Whatever pressure came with that aspiration, Emery would be left to coach, not speak. In fact, it’s rare you see him grandstanding in press conferences. The most intense media scrutiny he has faced this season in Spain in relation to his decision to leave on-loan Real Madrid starlet Takefusa Kubo on the bench during a tentative start to the campaign.

A draw with newly-promoted Huesca, a narrow win against Eibar and destructive 4-0 defeat to Barcelona meant the honeymoon period was relatively short for Emery. The dismissal of his predecessor Javi Calleja had raised eyebrows and his arrival was supposed to be a statement of intent. Villarreal’s score had to be reinvented too. Star midfielders Santi Cazorla and André-Frank Zambo Anguissa departed in the summer and although Francis Coquelin and Dani Parejo were quality replacements, they did not mimic the skillset of the outgoing pair.

Yet following the loss in Catalonia, Emery drew the team closer together. The gaps were narrowed as Emery gradually recalibrated Villarreal to best use their strong array of weapons. Record-signing Paco Alcácer looked the perfect foil for the mercurial Gerard Moreno, gifted centre-back Pau Torres has moved closer to his prime and, miraculously, 35-year-old Raúl Albiol looks no further from his own peak. Villarreal would lose just once in the next 28 games.

None have stolen the show quite like Moreno. With an excellent season already behind him, Emery has provided the creative space for Moreno to flourish. The 29-year-old has already bettered his tally from last season by six goals and three assists, with four games still left to play. Only Lionel Messi has scored more in LaLiga and the man born just outside Barcelona has a very real claim to be in the discussion for player of the year in Spain.

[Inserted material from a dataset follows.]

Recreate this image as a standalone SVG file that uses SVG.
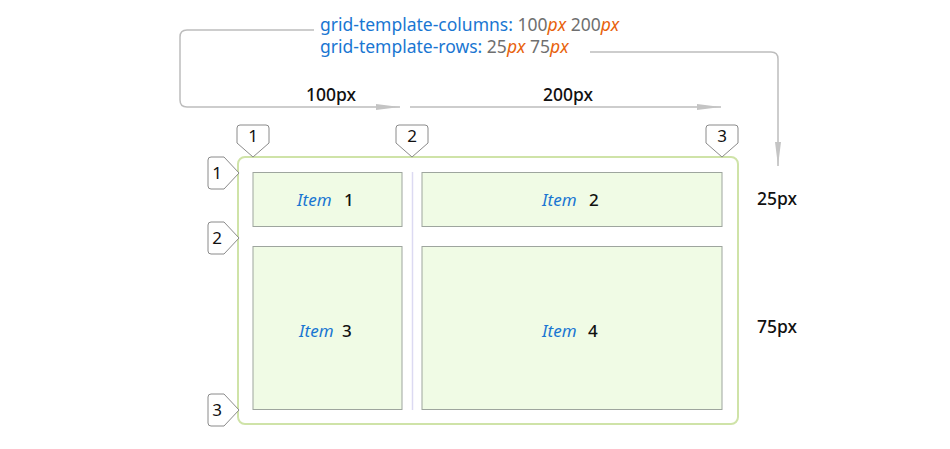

Nurturing the optimal version of Moreno hasn’t been without its difficulties. That partnership with Alcácer has been absent for much of the season due to injury and, even now, the former Barcelona man looks a little short of the sharpness that makes him so valuable. Elsewhere, key midfielder Vicente Iborra was ruled out for the rest of the season in December, while Alberto Moreno, Coquelin, Samu Chukwueze, Pervis Estupiñán, Moi Gómez and Juan Foyth have all faced over a month out with injuries.

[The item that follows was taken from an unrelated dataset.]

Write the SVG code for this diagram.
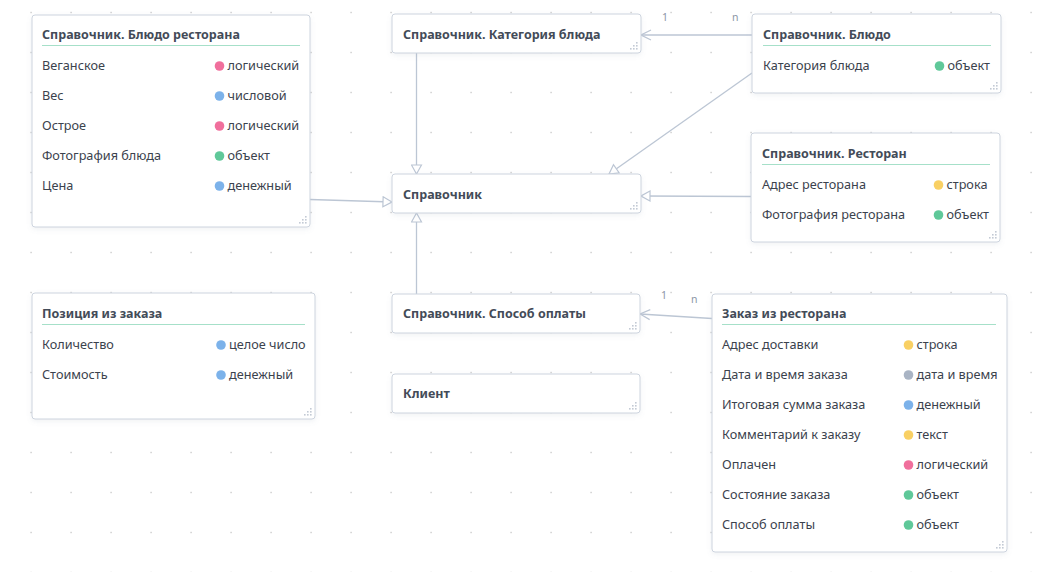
<svg xmlns="http://www.w3.org/2000/svg" width="1037" height="572" viewBox="0 0 1037 572">
<style>
.node rect.box{fill:#fff;stroke:#cdd4de;stroke-width:1;filter:url(#sh)}
.title{font-family:"Noto Sans","Open Sans",sans-serif;font-size:12.5px;font-weight:bold;fill:#434b58}
.row{font-family:"Noto Sans","Open Sans",sans-serif;font-size:12.7px;fill:#3b424d}
.sep{stroke:#a6e0c9;stroke-width:1.2}
.conn{stroke:#bcc6d4;stroke-width:1.3;fill:none}
.lbl{font-family:"Noto Sans","Open Sans",sans-serif;font-size:10.5px;fill:#8c96a6}
.h{fill:#c3cad5}
.pk{fill:#f06f9c}.bl{fill:#7cb2ea}.gr{fill:#5fc899}.ye{fill:#f9d063}.gy{fill:#a9b4c4}
</style>
<defs>
<pattern id="grid" width="40" height="40" patternUnits="userSpaceOnUse">
<rect x="30.4" y="11.8" width="1.4" height="1.4" fill="#cccccc"/>
</pattern>
<filter id="sh" x="-10%" y="-10%" width="120%" height="130%">
<feDropShadow dx="0" dy="2" stdDeviation="2.5" flood-color="#8090a8" flood-opacity="0.12"/>
</filter>
<marker id="tri" viewBox="0 0 12 12" refX="11" refY="6" markerWidth="12" markerHeight="12" markerUnits="userSpaceOnUse" orient="auto">
<path d="M2,1 L11,6 L2,11 Z" fill="#fff" stroke="#bcc6d4" stroke-width="1.2"/>
</marker>
<marker id="vee" viewBox="0 0 12 12" refX="11" refY="6" markerWidth="12" markerHeight="12" markerUnits="userSpaceOnUse" orient="auto">
<path d="M1,1 L11,6 L1,11" fill="none" stroke="#bcc6d4" stroke-width="1.2"/>
</marker>
<g id="handle">
<rect x="-5" y="-11" width="1.6" height="1.6"/>
<rect x="-8" y="-8" width="1.6" height="1.6"/><rect x="-5" y="-8" width="1.6" height="1.6"/>
<rect x="-11" y="-5" width="1.6" height="1.6"/><rect x="-8" y="-5" width="1.6" height="1.6"/><rect x="-5" y="-5" width="1.6" height="1.6"/>
</g>
</defs>
<rect width="1037" height="572" fill="#fff"/>
<rect width="1037" height="572" fill="url(#grid)"/>

<g id="connectors">
<line class="conn" x1="416.5" y1="53" x2="416.5" y2="174" marker-end="url(#tri)"/>
<line class="conn" x1="752" y1="35" x2="641" y2="35" marker-end="url(#vee)"/>
<line class="conn" x1="752" y1="73" x2="609" y2="174" marker-end="url(#tri)"/>
<line class="conn" x1="310" y1="199.5" x2="392" y2="202" marker-end="url(#tri)"/>
<line class="conn" x1="751" y1="196.5" x2="641" y2="196" marker-end="url(#tri)"/>
<line class="conn" x1="416.5" y1="294" x2="416.5" y2="213" marker-end="url(#tri)"/>
<line class="conn" x1="712" y1="318.5" x2="640" y2="314" marker-end="url(#vee)"/>
<text class="lbl" x="662" y="21">1</text>
<text class="lbl" x="732" y="21">n</text>
<text class="lbl" x="661" y="299">1</text>
<text class="lbl" x="691" y="303">n</text>
</g>

<g id="node-bludo-restorana" class="node">
<rect class="box" x="32" y="15" width="278" height="212" rx="3"/>
<text class="title" x="42" y="39">Справочник. Блюдо ресторана</text>
<line class="sep" x1="42" y1="45.5" x2="300" y2="45.5"/>
<text class="row" x="42" y="70">Веганское</text><circle class="pk" cx="219.5" cy="66" r="4.8"/><text class="row" x="227.5" y="70">логический</text>
<text class="row" x="42" y="100">Вес</text><circle class="bl" cx="219.5" cy="96" r="4.8"/><text class="row" x="227.5" y="100">числовой</text>
<text class="row" x="42" y="130">Острое</text><circle class="pk" cx="219.5" cy="126" r="4.8"/><text class="row" x="227.5" y="130">логический</text>
<text class="row" x="42" y="160">Фотография блюда</text><circle class="gr" cx="219.5" cy="156" r="4.8"/><text class="row" x="227.5" y="160">объект</text>
<text class="row" x="42" y="190">Цена</text><circle class="bl" cx="219.5" cy="186" r="4.8"/><text class="row" x="227.5" y="190">денежный</text>
<use href="#handle" class="h" x="310" y="227"/>
</g>

<g id="node-kategoriya" class="node">
<rect class="box" x="392" y="14" width="249" height="39" rx="3"/>
<text class="title" x="403" y="39">Справочник. Категория блюда</text>
<use href="#handle" class="h" x="641" y="53"/>
</g>

<g id="node-spravochnik" class="node">
<rect class="box" x="392" y="174" width="249" height="39" rx="3"/>
<text class="title" x="403" y="199">Справочник</text>
<use href="#handle" class="h" x="641" y="213"/>
</g>

<g id="node-bludo" class="node">
<rect class="box" x="752" y="14" width="249" height="79" rx="3"/>
<text class="title" x="763" y="39">Справочник. Блюдо</text>
<line class="sep" x1="763" y1="45.5" x2="991" y2="45.5"/>
<text class="row" x="763" y="70">Категория блюда</text><circle class="gr" cx="939.5" cy="66" r="4.8"/><text class="row" x="947.5" y="70">объект</text>
<use href="#handle" class="h" x="1001" y="93"/>
</g>

<g id="node-restoran" class="node">
<rect class="box" x="751" y="133" width="249" height="109" rx="3"/>
<text class="title" x="762" y="157.5">Справочник. Ресторан</text>
<line class="sep" x1="762" y1="164.5" x2="990" y2="164.5"/>
<text class="row" x="762" y="189">Адрес ресторана</text><circle class="ye" cx="938.5" cy="185" r="4.8"/><text class="row" x="946.5" y="189">строка</text>
<text class="row" x="762" y="219">Фотография ресторана</text><circle class="gr" cx="938.5" cy="215" r="4.8"/><text class="row" x="946.5" y="219">объект</text>
<use href="#handle" class="h" x="1000" y="242"/>
</g>

<g id="node-poziciya" class="node">
<rect class="box" x="32" y="293" width="283" height="126" rx="3"/>
<text class="title" x="42" y="318">Позиция из заказа</text>
<line class="sep" x1="42" y1="324.5" x2="305" y2="324.5"/>
<text class="row" x="42" y="349">Количество</text><circle class="bl" cx="221" cy="345" r="4.8"/><text class="row" x="229" y="349">целое число</text>
<text class="row" x="42" y="379">Стоимость</text><circle class="bl" cx="221" cy="375" r="4.8"/><text class="row" x="229" y="379">денежный</text>
<use href="#handle" class="h" x="315" y="419"/>
</g>

<g id="node-sposob-oplaty" class="node">
<rect class="box" x="392" y="294" width="248" height="39" rx="3"/>
<text class="title" x="403" y="318">Справочник. Способ оплаты</text>
<use href="#handle" class="h" x="640" y="333"/>
</g>

<g id="node-klient" class="node">
<rect class="box" x="392" y="374" width="248" height="39" rx="3"/>
<text class="title" x="403" y="398">Клиент</text>
<use href="#handle" class="h" x="640" y="413"/>
</g>

<g id="node-zakaz" class="node">
<rect class="box" x="712" y="294" width="295" height="258" rx="3"/>
<text class="title" x="722" y="318">Заказ из ресторана</text>
<line class="sep" x1="722" y1="324.5" x2="996" y2="324.5"/>
<text class="row" x="722" y="349">Адрес доставки</text><circle class="ye" cx="908.5" cy="345" r="4.8"/><text class="row" x="916.5" y="349">строка</text>
<text class="row" x="722" y="379">Дата и время заказа</text><circle class="gy" cx="908.5" cy="375" r="4.8"/><text class="row" x="916.5" y="379">дата и время</text>
<text class="row" x="722" y="409">Итоговая сумма заказа</text><circle class="bl" cx="908.5" cy="405" r="4.8"/><text class="row" x="916.5" y="409">денежный</text>
<text class="row" x="722" y="439">Комментарий к заказу</text><circle class="ye" cx="908.5" cy="435" r="4.8"/><text class="row" x="916.5" y="439">текст</text>
<text class="row" x="722" y="469">Оплачен</text><circle class="pk" cx="908.5" cy="465" r="4.8"/><text class="row" x="916.5" y="469">логический</text>
<text class="row" x="722" y="499">Состояние заказа</text><circle class="gr" cx="908.5" cy="495" r="4.8"/><text class="row" x="916.5" y="499">объект</text>
<text class="row" x="722" y="529">Способ оплаты</text><circle class="gr" cx="908.5" cy="525" r="4.8"/><text class="row" x="916.5" y="529">объект</text>
<use href="#handle" class="h" x="1007" y="552"/>
</g>
</svg>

Villarreal have suffered greatly from fitness issues, but it’s never been an over-arching narrative. Emery hasn’t made it one. Undeniably, he isn’t as charismatic as other managers in the media, his discourse is far more suited to that of an architect than a philosopher. That scowling demeanour on the touchline betrays his emotions – Emery is a worrier.

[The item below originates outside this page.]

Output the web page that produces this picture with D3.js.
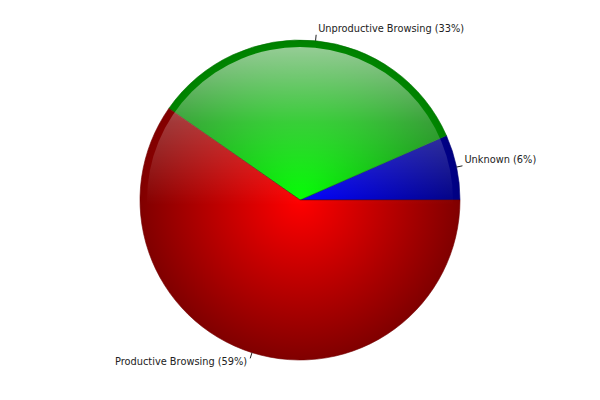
<!DOCTYPE html>
<html><head><meta charset="utf-8">
<script src="https://cdn.jsdelivr.net/npm/d3@7/dist/d3.min.js"></script>
<style>body{margin:0;background:#fff}svg{display:block}</style>
</head><body>
<svg id="c" width="600" height="400"></svg>
<script>
const categories = ["Unknown", "Unproductive Browsing", "Productive Browsing"];
const values = [6.6, 33.7, 59.7];
const labelPercents = [6, 33, 59];
const centerColors = ["#0000ff", "#00ff00", "#ff0000"];
const edgeColors = ["#000080", "#008000", "#800000"];

const W = 600, H = 400, cx = 300, cy = 200, R = 160;
const svg = d3.select("#c");
const defs = svg.append("defs");

const data = categories.map((c, i) => ({name: c, value: values[i], pct: labelPercents[i], c0: centerColors[i], c1: edgeColors[i]}));

data.forEach((d, i) => {
  const g = defs.append("radialGradient").attr("id", "rg" + i)
    .attr("gradientUnits", "userSpaceOnUse").attr("cx", 0).attr("cy", 0).attr("r", R);
  g.append("stop").attr("offset", "0").attr("stop-color", d.c0);
  g.append("stop").attr("offset", "1").attr("stop-color", d.c1);
});
const hl = defs.append("linearGradient").attr("id", "hl")
  .attr("gradientUnits", "userSpaceOnUse").attr("x1", 0).attr("y1", -R).attr("x2", 0).attr("y2", 5);
hl.append("stop").attr("offset", "0").attr("stop-color", "#fff").attr("stop-opacity", 0.62);
hl.append("stop").attr("offset", "0.5").attr("stop-color", "#fff").attr("stop-opacity", 0.22);
hl.append("stop").attr("offset", "1").attr("stop-color", "#fff").attr("stop-opacity", 0);

const pie = d3.pie().value(d => d.value).sort(null)
  .startAngle(Math.PI / 2).endAngle(Math.PI / 2 - 2 * Math.PI);
const arcs = pie(data);
const arc = d3.arc().innerRadius(0).outerRadius(R);

const g = svg.append("g").attr("transform", `translate(${cx},${cy})`);
g.selectAll("path.slice").data(arcs).join("path")
  .attr("class", "slice")
  .attr("d", arc)
  .attr("fill", (d, i) => `url(#rg${i})`)
  .attr("stroke", d => d3.color(d.data.c1).darker(0.3))
  .attr("stroke-width", 0.6);

// glossy highlight
g.append("circle").attr("cx", 0).attr("cy", 0).attr("r", R - 7)
  .attr("fill", "url(#hl)");

// labels
arcs.forEach(d => {
  const mid = (d.startAngle + d.endAngle) / 2;
  const sx = Math.sin(mid), sy = -Math.cos(mid);
  const p1 = [cx + sx * R, cy + sy * R];
  const p2 = [cx + sx * (R + 6), cy + sy * (R + 6)];
  svg.append("line").attr("x1", p1[0]).attr("y1", p1[1]).attr("x2", p2[0]).attr("y2", p2[1])
    .attr("stroke", "#222").attr("stroke-width", 1);
  const right = sx >= 0;
  const below = sy > 0.5;
  svg.append("text")
    .attr("x", p2[0] + (right ? 2 : -3))
    .attr("y", p2[1] + (below ? 7 : -3))
    .attr("text-anchor", right ? "start" : "end")
    .attr("font-family", "DejaVu Sans, Verdana, sans-serif")
    .attr("font-size", 9.8)
    .attr("fill", "#222")
    .text(`${d.data.name} (${d.data.pct}%)`);
});
</script>
</body></html>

It’s part of what makes him such a great manager. All eventualities will be prepared for, his sides are efficient and drilled to mechanical precision. Emery builds to give little away but adapts to the needs of the game as well as any. During those three triumphant Europa League campaigns with Sevilla, they went behind 12 times en route to the final, losing on just five of those occasions; and two of their were comebacks in finals. Stars left each summer, but the unit continued to surpass expectations.

Those aforementioned injuries did lead to a slump in February, with Villarreal going eight league games without a victory and exiting the Copa del Rey. By this point however, their priority had become clear. Villarreal have been almost impenetrable in the Europa League. The only undefeated team left, the Yellow Submarine hold the most wins and the fewest average goals conceded in the competition.

As Emery cautiously sidles forward on his path to vindication, it was inevitable that the spectre of Arsenal should loom into sight, now with a younger, sleeker and more beguiling Spaniard in place. Yet Emery gave it little notice.

The tie was very deliberately emphasised as Villarreal slaying their Arsenal demons or Emery getting one over his former employers, but he was just there to win a football match. Defender Pau Torres had been on the pitch as a ball-boy when Villarreal went out to the Arsenal in the 2006 Champions League semi-final, in tears. And so it was again, 15 years later at the Emirates. Only this time the tears were of delight. It was personal for Villarreal, but not for Emery.

Now, he takes the club into their first major European final in their history. After the Arsenal match, he started most of his answers answered with “Buenas noches” – good evening in Spanish. Comfortable, smiling, relaxed away from the pitch. With the passing of time, it becomes increasingly evident that the language barrier was not the reason that Emery didn’t translate into success at Arsenal. Once again, he’s in his element – coaching to win trophies. No egos, no narratives, no image, just football.